O'Dea was swamped with some 600 responses, including queries from
advertising firms and just about every law enforcement agency in
North America that goes after drug smugglers. Helping send other
smugglers to jail wasn't an appealing prospect, but the ad did
eventually (and with a touch of synchronicity) lead to a job as a TV
producer of Creepy Canada, a wildly popular show about spectral
sightings and haunted houses.
Now O'Dea is baring his own ghosts. His HIGH: Confessions of a Pot
Smuggler is on the stands in Canada and to be released shortly in the
U.K. He has struck a movie deal with CTV, to be filmed next summer.
Plus, there's a documentary in the works. After all that
dung-pushing, new life has emerged. With new family here in T.O. A
new life he says would have been impossible without the old one.
"Gifts come in the most inexplicable packages," he says with a slight smile.
It's hard to imagine how some of what O'Dea has known could be
characterized as a "gift." As a young boy going to school in his
native Newfoundland, a teacher from the Christian Brothers sexually
abused him. Brian shouldered that shameful experience solo.
"More important than what happened that first day (of abuse) is what
did not happen that day," he says. "I didn't tell anybody. There's a
saying in various programs that I go to from time to time that says:
'We are as sick as our secrets.' That was the first big secret for me."
For the son of the late John O'Dea, a prominent and respected man in
Newfoundland's political and business circles (former leader of the
United Newfoundland Party and owner of the Newfoundland Brewery), the
secrets would only get bigger: Smoking pot and dropping acid. Selling
dope on a Halifax campus. Importing hash from the U.K., including a
trip where he walked through customs with 5 kilos that smelled like
manure strapped to his body.
Despite being busted and doing a brief stint of time in Newfoundland,
he was soon back in the trade, setting his sights considerably
higher. It wasn't long before O'Dea was jetting back and forth to
Colombia, Jamaica, working on deals that would make (or sometimes
lose) ever-increasing amounts of money.
On one memorable and adrenaline-packed run, he and a gangly pilot
attempt to fly a rickety DC-6 from the southern U.S. to an airstrip
in the Colombian jungle. A mechanical problem forces them back,
culminating in a harrowing landing that would have caused most people
to swear off flying for good.
But a few days later, there's O'Dea, climbing aboard the same plane
and flying to Colombia -- where it overshoots a clandestine runway
and sustains damage. En route back to the U.S., with three tons of
high-grade pot in the fuselage, there's another failure and the pilot
ditches the plane in shark-infested waters. O'Dea and the pilot swim,
barely, to the safety of distant fishing boats.

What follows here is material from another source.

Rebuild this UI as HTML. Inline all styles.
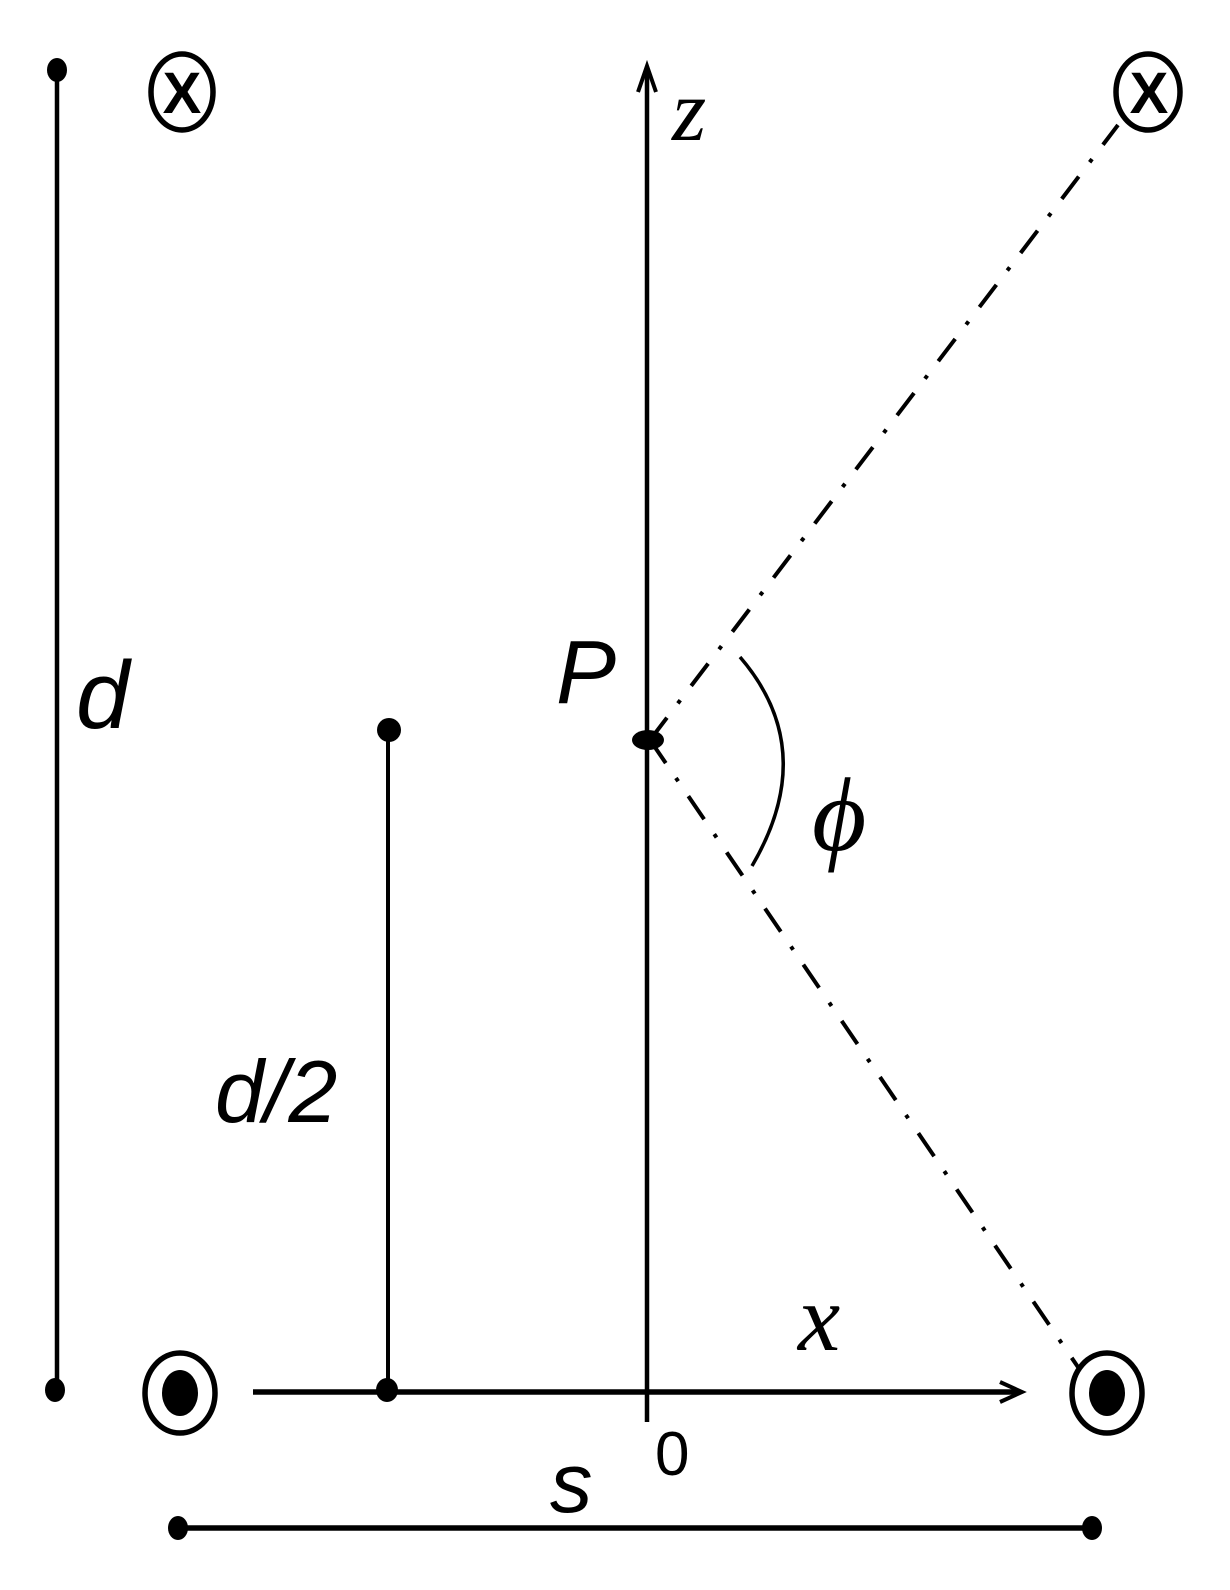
<!DOCTYPE html>
<html><head><style>
html,body{margin:0;padding:0;background:#fff;}
svg{display:block;}
.sans{font-family:"Liberation Sans",sans-serif;font-style:italic;}
.serif{font-family:"Liberation Serif",serif;font-style:italic;}
</style></head><body>
<svg width="1230" height="1590" viewBox="0 0 1230 1590" xmlns="http://www.w3.org/2000/svg">
<g stroke="#000" fill="none">
  <line x1="57" y1="70" x2="57" y2="1390" stroke-width="4.5"/>
  <line x1="388" y1="730" x2="388" y2="1390" stroke-width="4"/>
  <line x1="647" y1="72" x2="647" y2="1422" stroke-width="4.5"/>
  <polyline points="638,92 647,66 656,92" stroke-width="4"/>
  <line x1="253" y1="1392" x2="1018" y2="1392" stroke-width="5.5"/>
  <polyline points="1000,1382 1022,1392 1000,1402" stroke-width="4"/>
  <line x1="178" y1="1528" x2="1092" y2="1528" stroke-width="5.5"/>
  <line x1="650" y1="740" x2="1118" y2="125" stroke-width="4" stroke-dasharray="28,18,4,18"/>
  <line x1="650" y1="740" x2="1080" y2="1370" stroke-width="4" stroke-dasharray="28,18,4,18"/>
  <path d="M740,657 Q820,750 752,866" stroke-width="3.5"/>
  <ellipse cx="182" cy="92" rx="31" ry="38" stroke-width="5.5"/>
  <ellipse cx="1148" cy="92" rx="32" ry="38" stroke-width="5.5"/>
  <ellipse cx="180" cy="1393" rx="35" ry="40" stroke-width="5.5"/>
  <ellipse cx="1107" cy="1393" rx="35" ry="40" stroke-width="5.5"/>
</g>
<g fill="#000">
  <ellipse cx="57" cy="70" rx="10" ry="12"/>
  <ellipse cx="55" cy="1390" rx="10" ry="12"/>
  <circle cx="389" cy="730" r="12"/>
  <ellipse cx="387" cy="1390" rx="11" ry="12"/>
  <ellipse cx="648" cy="740" rx="16" ry="10"/>
  <ellipse cx="178" cy="1528" rx="10" ry="12"/>
  <ellipse cx="1092" cy="1528" rx="10" ry="12"/>
  <ellipse cx="180" cy="1393" rx="18" ry="23"/>
  <ellipse cx="1107" cy="1393" rx="18" ry="23"/>
</g>
<g font-family="Liberation Sans,sans-serif" font-weight="bold" font-size="58" text-anchor="middle">
  <text x="182" y="113">X</text>
  <text x="1149" y="113">X</text>
</g>
<text class="serif" x="672" y="140" font-size="88">z</text>
<text class="sans" x="76" y="728" font-size="96">d</text>
<text class="sans" x="215" y="1122" font-size="88">d/2</text>
<text class="sans" x="556" y="703" font-size="90">P</text>
<text class="serif" x="812" y="850" font-size="105">ϕ</text>
<text class="serif" x="798" y="1350" font-size="95">x</text>
<text font-family="Liberation Sans,sans-serif" x="655" y="1475" font-size="62">0</text>
<text class="sans" x="550" y="1512" font-size="85">s</text>
</svg>
</body></html>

As the deals grow larger than life, so too does O'Dea's appetite for
cocaine. His prodigious binges, some lasting a week or more,
eventually lead him to a heart attack, treatment, sobriety. But not
before they cost him his marriage.
"I hurt my family enormously," he says, his voice showing none of the
enthusiasm that has characterized much of the interview. "I caused a
tremendous amount of anxiety and pain in my young kids and my wife --
that was so undeserved by them ... all for this, a little bag of
white f--king dust. Imagine that, and imagine chasing that for years.
They don't call it dope for nothing, buddy."

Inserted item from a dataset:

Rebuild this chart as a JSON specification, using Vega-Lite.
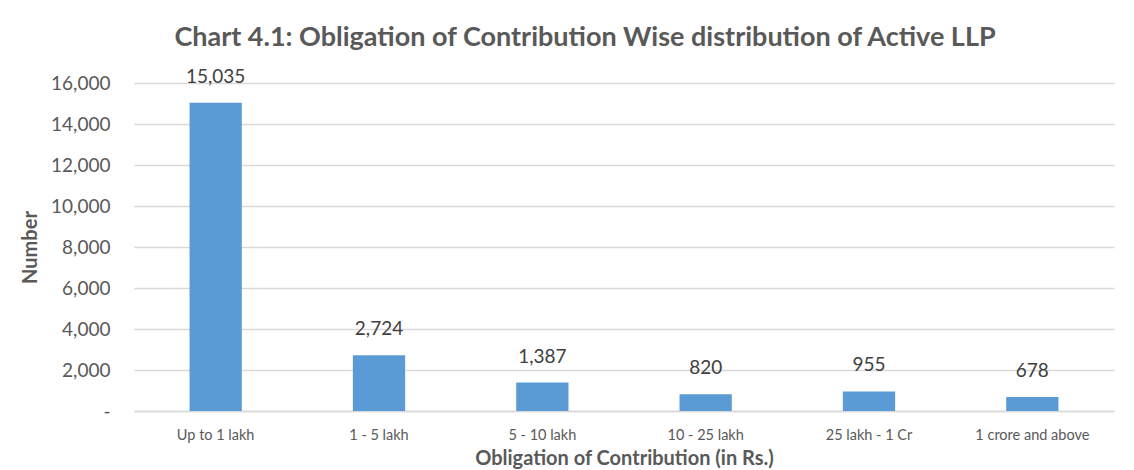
{
  "$schema": "https://vega.github.io/schema/vega-lite/v6.json",
  "width": 980,
  "height": 328,
  "autosize": {"type": "none"},
  "padding": {"left": 134, "top": 83, "right": 20, "bottom": 59},
  "background": "white",
  "title": {
    "text": "Chart 4.1:  Obligation of Contribution Wise distribution of Active LLP",
    "font": "Lato",
    "fontSize": 27,
    "fontWeight": "bold",
    "color": "#595959",
    "anchor": "middle",
    "dx": -39,
    "offset": 16
  },
  "config": {
    "view": {"stroke": null},
    "font": "Lato"
  },
  "data": {
    "values": [
      {"category": "Up to 1 lakh", "number": 15035},
      {"category": "1 - 5 lakh", "number": 2724},
      {"category": "5 - 10 lakh", "number": 1387},
      {"category": "10 - 25 lakh", "number": 820},
      {"category": "25 lakh - 1 Cr", "number": 955},
      {"category": "1 crore and above", "number": 678}
    ]
  },
  "encoding": {
    "x": {
      "field": "category",
      "type": "nominal",
      "sort": null,
      "scale": {"paddingInner": 0.68, "paddingOuter": 0.34},
      "axis": {
        "title": "Obligation of Contribution  (in Rs.)",
        "titleFont": "Lato",
        "titleFontSize": 20,
        "titleFontWeight": "bold",
        "titleColor": "#595959",
        "titlePadding": 7,
        "labelAngle": 0,
        "labelFont": "Lato",
        "labelFontSize": 14.5,
        "labelColor": "#595959",
        "labelPadding": 17,
        "ticks": false,
        "domainColor": "#d9d9d9",
        "domainWidth": 1.5
      }
    },
    "y": {
      "field": "number",
      "type": "quantitative",
      "scale": {"domain": [0, 16000], "nice": false},
      "axis": {
        "title": "Number",
        "titleFont": "Lato",
        "titleFontSize": 20,
        "titleFontWeight": "bold",
        "titleColor": "#595959",
        "titlePadding": 10,
        "values": [0, 2000, 4000, 6000, 8000, 10000, 12000, 14000, 16000],
        "labelExpr": "datum.value == 0 ? '-' : format(datum.value, ',')",
        "labelFont": "Lato",
        "labelFontSize": 19,
        "labelColor": "#595959",
        "labelPadding": 24,
        "ticks": false,
        "domain": false,
        "grid": true,
        "gridColor": "#d9d9d9",
        "gridWidth": 1.5
      }
    }
  },
  "layer": [
    {"mark": {"type": "bar", "color": "#5B9BD5"}},
    {
      "mark": {"type": "text", "dy": -16, "baseline": "bottom", "font": "Lato", "fontSize": 19, "color": "#404040"},
      "encoding": {"text": {"field": "number", "type": "quantitative", "format": ","}}
    }
  ]
}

O'Dea stays clean, meets a new love, helps others in rehab. Starts on
a spiritual quest. Then, one morning in 1990, there's a forceful
knock at the door of his Santa Barbara apartment. Agents from the
U.S. Drug Enforcement Agency want to talk to him about, oh, some 75
tons of pot he'd helped slip under their noses a few years back.
"Unlike most cases where we catch dope and arrest people, in this
case, all the dope had been received and distributed. Our case was a
historical conspiracy," says Bartlett.
O'Dea told Bartlett he would not offer information that would
incriminate others, even if it meant a deal. He would take
responsibility for his actions.
"Although I obviously would have liked his co-operation on a personal
level, it's a stance, of course, everyone admired," says Bartlett.
The following year, scared to death, he walked through the gates of
the correctional centre at Terminal Island in Los Angeles. There,
starting with a notebook and pencil he found, he began to write the
bones of his memoir -- originally sent in chunks as a newsletter to friends.
"My main purpose when I was doing this was I wanted to stay alive and
not let my head kill me," he explains. "The story is ultimately one
of redemption, one of overcoming, and the story lays out what had to
be overcome."
O'Dea is acutely aware of the controversy over the James Frey memoir
A Million Little Pieces, parts of which were fabricated. But he says
he's confident that what he's written reflects a true account of his
extraordinary life.
"Why would I lie about being so stupid and uncaring? I wouldn't make
that up and I didn't make that up."
The Frey affair did make one American publisher back away from
distributing O'Dea's book in the U.S. But that doesn't bother the 57-year-old.
"I'm glad it happened, because it was a little deal." He smiles, eyes
sparkling. In that instant you see the smuggler that remains -- the
guy looking for the next big score. "When they come back, buddy, it's
gonna be a much bigger deal. And they will be back."